Assez grand pour être assis dans sa chaise haute, le voilà maintenant admis parfois à assister au repas de ses parents, mais il ne mange lui-même rien car il a ses repas à lui, servis à part à heures fixes. Il apprend donc de bonne heure que les grandes personnes mangent des choses qui ne sont pas permises aux enfants. Le premier jour qu'il fut ainsi en compagnie de ses parents à table, sa mère lui donna une cuillère pour s'amuser. Il ne tarda pas à la laisser tomber et, instinctivement, maman la ramassa et la lui rendit. Aussitôt il la jeta de nouveau par terre, la contemplant avec satisfaction. Le jeu lui plaisait. " Ah ! dit Mme Paul, il a découvert qu'il peut jeter quelque chose par terre ! Eh bien ! il faut qu'il fasse une autre découverte, c'est que les objets jetés ne reviennent pas à lui." On n'accorda donc aucune attention à son désir de posséder de nouveau la cuillère. Quelques expériences de ce genre lui apprirent mieux que des tapes sur les doigts ou des gronderies que, lorsqu'on est dans une chaise haute, on ne conserve ses jouets qu'à la condition de ne pas les jeter par terre. Le temps vint ou Loulou fut considéré d'âge assez raisonnable pour manger avec papa et maman, ce qui ne veut pas dire qu'il put avoir de tout ce que ceux-ci mangeaient. Mme Paul savait que tel ou tel aliment ne lui vaudrait rien et lorsque Loulou manifesta le désir d'en avoir, il lui fut répondu avec douceur "Ça c'est pour papa et maman, pas pour Loulou !" Comme on lui avait fait prendre l'habitude de se soumettre aux décisons de ses parents, il accepta sans difficulté cette nouvelle règle. Quelquefois, lorsqu'il y avait des invités, l'enfant paraissait animé d'un esprit plus malicieux que de coutume et il réclamait ce qui lui avait toujours été refusé. En pareil cas il ne recevait que la réponse habituelle.

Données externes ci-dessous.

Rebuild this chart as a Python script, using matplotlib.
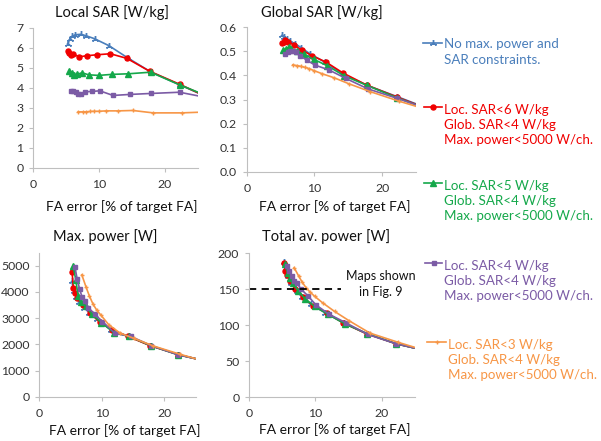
import matplotlib
matplotlib.use("Agg")
import matplotlib.pyplot as plt

plt.rcParams['font.family'] = ['Lato', 'DejaVu Sans']

# ---------------- data ----------------
# FA error [% of target FA] per series (last value: line continues to the axis edge)
fa_blue = [5.2, 5.5, 5.9, 6.4, 7.2, 8.0, 9.3, 11.5, 14.3, 17.8, 22.2, 25.0]
fa_red = [5.25, 5.45, 5.7, 6.1, 7.0, 8.1, 9.65, 11.7, 14.2, 17.7, 22.2, 25.0]
fa_green = [5.4, 5.85, 6.2, 6.6, 7.4, 8.4, 9.9, 11.9, 14.4, 17.8, 22.2, 25.0]
fa_purple = [5.7, 6.05, 6.45, 6.85, 7.25, 7.85, 8.85, 10.1, 12.1, 14.65, 17.9, 22.2, 25.0]
fa_orange = [6.8, 7.5, 8.0, 8.6, 9.2, 9.9, 11.1, 12.9, 15.1, 18.2, 22.5, 25.0]

# Local SAR [W/kg]
lsar_blue = [6.2, 6.42, 6.58, 6.65, 6.67, 6.6, 6.45, 6.1, 5.5, 4.8, 4.15, 3.75]
lsar_red = [5.85, 5.75, 5.62, 5.67, 5.55, 5.6, 5.65, 5.7, 5.47, 4.82, 4.18, 3.75]
lsar_green = [4.85, 4.75, 4.63, 4.67, 4.75, 4.65, 4.62, 4.67, 4.7, 4.78, 4.15, 3.78]
lsar_purple = [3.83, 3.83, 3.77, 3.7, 3.68, 3.8, 3.82, 3.85, 3.62, 3.67, 3.72, 3.78, 3.6]
lsar_orange = [2.8, 2.8, 2.8, 2.82, 2.83, 2.83, 2.85, 2.85, 2.87, 2.75, 2.75, 2.78]

# Global SAR [W/kg]
gsar_blue = [0.565, 0.56, 0.552, 0.542, 0.53, 0.515, 0.49, 0.455, 0.405, 0.358, 0.312, 0.282]
gsar_red = [0.532, 0.54, 0.545, 0.54, 0.525, 0.505, 0.481, 0.455, 0.41, 0.36, 0.31, 0.28]
gsar_green = [0.505, 0.51, 0.516, 0.51, 0.5, 0.487, 0.466, 0.44, 0.398, 0.358, 0.307, 0.278]
gsar_purple = [0.49, 0.495, 0.5, 0.5, 0.495, 0.482, 0.463, 0.442, 0.423, 0.387, 0.344, 0.305, 0.278]
gsar_orange = [0.443, 0.44, 0.437, 0.433, 0.428, 0.42, 0.407, 0.39, 0.365, 0.333, 0.293, 0.272]

# Max. power [W]
pmax_blue = [4400, 4050, 3800, 3600, 3400, 3200, 2950, 2550, 2300, 1950, 1610, 1450]
pmax_red = [4750, 4150, 3950, 3750, 3500, 3200, 2850, 2550, 2300, 1950, 1610, 1450]
pmax_green = [5000, 4450, 3850, 3620, 3450, 3150, 2830, 2450, 2300, 1950, 1600, 1450]
pmax_purple = [4950, 4500, 4100, 3800, 3650, 3400, 3150, 2870, 2420, 2300, 1950, 1600, 1450]
pmax_orange = [4650, 4170, 3850, 3530, 3300, 3100, 2750, 2430, 2230, 1940, 1620, 1450]

# Total av. power [W]
ptot_blue = [188, 178, 168, 158, 147, 139, 129, 117, 103, 88, 74, 68]
ptot_red = [186, 176, 170, 162, 150, 139, 127, 117, 103, 88, 74, 68]
ptot_green = [185, 172, 165, 158, 148, 137, 126, 115, 102, 88, 74, 68]
ptot_purple = [182, 175, 168, 162, 158, 150, 141, 128, 115, 103, 87, 74, 68]
ptot_orange = [180, 168, 160, 152, 146, 140, 131, 119, 106, 89, 76, 69]

maps_level = 150          # total av. power of maps shown in Fig. 9
maps_fa_range = [0, 13.9]

series_labels = [
    "No max. power and\nSAR constraints.",
    "Loc. SAR<6 W/kg\nGlob. SAR<4 W/kg\nMax. power<5000 W/ch.",
    "Loc. SAR<5 W/kg\nGlob. SAR<4 W/kg\nMax. power<5000 W/ch.",
    "Loc. SAR<4 W/kg\nGlob. SAR<4 W/kg\nMax. power<5000 W/ch.",
    "Loc. SAR<3 W/kg\nGlob. SAR<4 W/kg\nMax. power<5000 W/ch.",
]

# ---------------- styles ----------------
colors = ['#4A7EBB', '#F00000', '#14A84A', '#7B5BA5', '#F79646']
markers = [(3, 2, 0), 'o', '^', 's', '+']
msizes = [5, 3.6, 3.8, 3.3, 3.5]

FA = [fa_blue, fa_red, fa_green, fa_purple, fa_orange]
panels = [
    ([lsar_blue, lsar_red, lsar_green, lsar_purple, lsar_orange], (0, 7), list(range(0, 8)),
     [33.3, 168.0, 198.0, 27.7], "Local SAR [W/kg]", (112, 13), (122, 207)),
    ([gsar_blue, gsar_red, gsar_green, gsar_purple, gsar_orange], (0, 0.6), [0, 0.1, 0.2, 0.3, 0.4, 0.5, 0.6],
     [246.7, 172.0, 416.0, 27.0], "Global SAR [W/kg]", (322, 13), (335, 207)),
    ([pmax_blue, pmax_red, pmax_green, pmax_purple, pmax_orange], (0, 5500), [0, 1000, 2000, 3000, 4000, 5000],
     [39.3, 396.7, 195.6, 252.6], "Max. power [W]", (105, 237), (125, 431)),
    ([ptot_blue, ptot_red, ptot_green, ptot_purple, ptot_orange], (0, 200), [0, 50, 100, 150, 200],
     [249.0, 397.0, 415.0, 253.3], "Total av. power [W]", (326, 237), (335, 430)),
]

W, H = 601, 441
fig = plt.figure(figsize=(W / 100, H / 100), dpi=100)

axes = []
for vals, ylim, yticks, (x0, yb, x1, yt), title, tpos, xlpos in panels:
    ax = fig.add_axes([x0 / W, 1 - yb / H, (x1 - x0) / W, (yb - yt) / H])
    for i in range(5):
        ax.plot(FA[i], vals[i], color=colors[i], lw=1.2, marker=markers[i], ms=msizes[i],
                mew=1.0, markevery=slice(0, len(FA[i]) - 1), clip_on=True)
    ax.set_xlim(0, 25)
    ax.set_ylim(*ylim)
    ax.set_xticks([0, 10, 20])
    ax.set_yticks(yticks)
    for s in ['top', 'right']:
        ax.spines[s].set_visible(False)
    for s in ['left', 'bottom']:
        ax.spines[s].set_color('#BFBFBF')
        ax.spines[s].set_linewidth(0.8)
    ax.tick_params(axis='both', colors='#BFBFBF', labelcolor='#333333', labelsize=8.8,
                   length=3, width=0.8)
    ax.tick_params(axis='x', pad=5)
    ax.tick_params(axis='y', pad=4)
    fig.text(tpos[0] / W, 1 - tpos[1] / H, title, ha='center', va='center', fontsize=10.5, color='#111111')
    fig.text(xlpos[0] / W, 1 - xlpos[1] / H, "FA error [% of target FA]", ha='center', va='center',
             fontsize=10, color='#111111')
    axes.append(ax)

# dashed reference line and annotation
ax4 = axes[3]
ax4.plot(maps_fa_range, [maps_level, maps_level], color='black', lw=1.3, ls=(0, (4, 3)))
fig.text(381 / W, 1 - 284 / H, "Maps shown\nin Fig. 9", ha='center', va='center', fontsize=9,
         color='#111111', linespacing=1.35)

# legend (text entries on the right)
leg_y = [43, 107, 183, 263, 342]
leg_x0 = [423, 424, 424, 425, 427]
leg_x1 = [442, 442, 442, 442, 446]
leg_tx = [443, 443, 443, 443, 447]
lax = fig.add_axes([0, 0, 1, 1], facecolor='none')
lax.set_xlim(0, W)
lax.set_ylim(H, 0)
lax.axis('off')
line_h = 18.0
for i in range(5):
    xm = (leg_x0[i] + leg_x1[i]) / 2
    lax.plot([leg_x0[i], leg_x1[i]], [leg_y[i], leg_y[i]], color=colors[i], lw=1.2)
    lax.plot([xm], [leg_y[i]], color=colors[i], marker=markers[i], ms=msizes[i], mew=1.0, ls='none')
    n = series_labels[i].count("\n") + 1
    lax.text(leg_tx[i] + 1, leg_y[i] + (n - 1) * line_h / 2, series_labels[i], ha='left', va='center',
             fontsize=9.6, color=colors[i], linespacing=1.32)

fig.savefig('out.png', dpi=100)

" Je ne comprends pas comment vous pouvez refuser à votre enfant la nourriture que vous placez sur la table devant lui et que vous prenez vous-même!" disait parfois un invité. A quoi Mme Paul répondait :

"Pendant tout le cours de son existence il verra des choses, et en grand nombre, qu'il ne pourra pas s'approprier. Mieux vaut pour lui qu'il apprenne cette leçon dès son jeune âge et de la manière la moins pénible. Je ne lui refuse que ce qu'il est préférable qu'il n'ait pas, et je crois qu'il sait très bien que, dans la mesure du possible, je suis toute disposée à lui faire plaisir." Et l'enfant paraissait, en effet, n'avoir aucune peine à renoncer aux sucreries et aux gâteaux. Si les voisins lui en offraient, il les étonnait par ces simples mots: "Je ne mange pas de bonbons !" ou bien: "Ma maman ne me permet pas de manger entre les repas." Ces raisons lui paraissaient bien suffisantes pour ne pas accepter leurs petites gâteries. De même que lorsqu'il était tout petit bébé Mme Paul ne croyait pas de son devoir de l'avoir toujours sur ses bras ou sur ses genoux, de même quand il commença à trotter ici et là, elle ne se crut pas obligée de l'avoir toujours à ses trousses. Lorsqu'elle devait le laisser seul un peu longtemps, elle lui disait: "Maintenant maman va monter faire les lits et redescendra bientôt!" ou bien "Maman va à la cave chercher des pommes de terre." Fréquemment elle lui permettait de l'accompagner, mais c'était toujours comme une faveur. Dans ce cas il pouvait prendre son petit panier et rapporter une ou deux pommes que l'on cuisait pour son diner. Mais si maman ne jugeait pas à propos de le prendre avec elle, il savait bien qu'il n'obtiendrait rien en grognant.

C'est ainsi qu'au début Mme Paul dut se donner plus de peine que si elle avait cédé à tous les caprices du bébé, mais au bout de peu de temps chacun pouvait constater qu'elle avait ainsi rendu son enfant plus heureux et meilleur, qu'elle s'était évité bien des fatigues, et que la paix qui régnait au foyer n'avait été achetée par aucune lâcheté; elle était la récompense de sa persévérance à bien faire.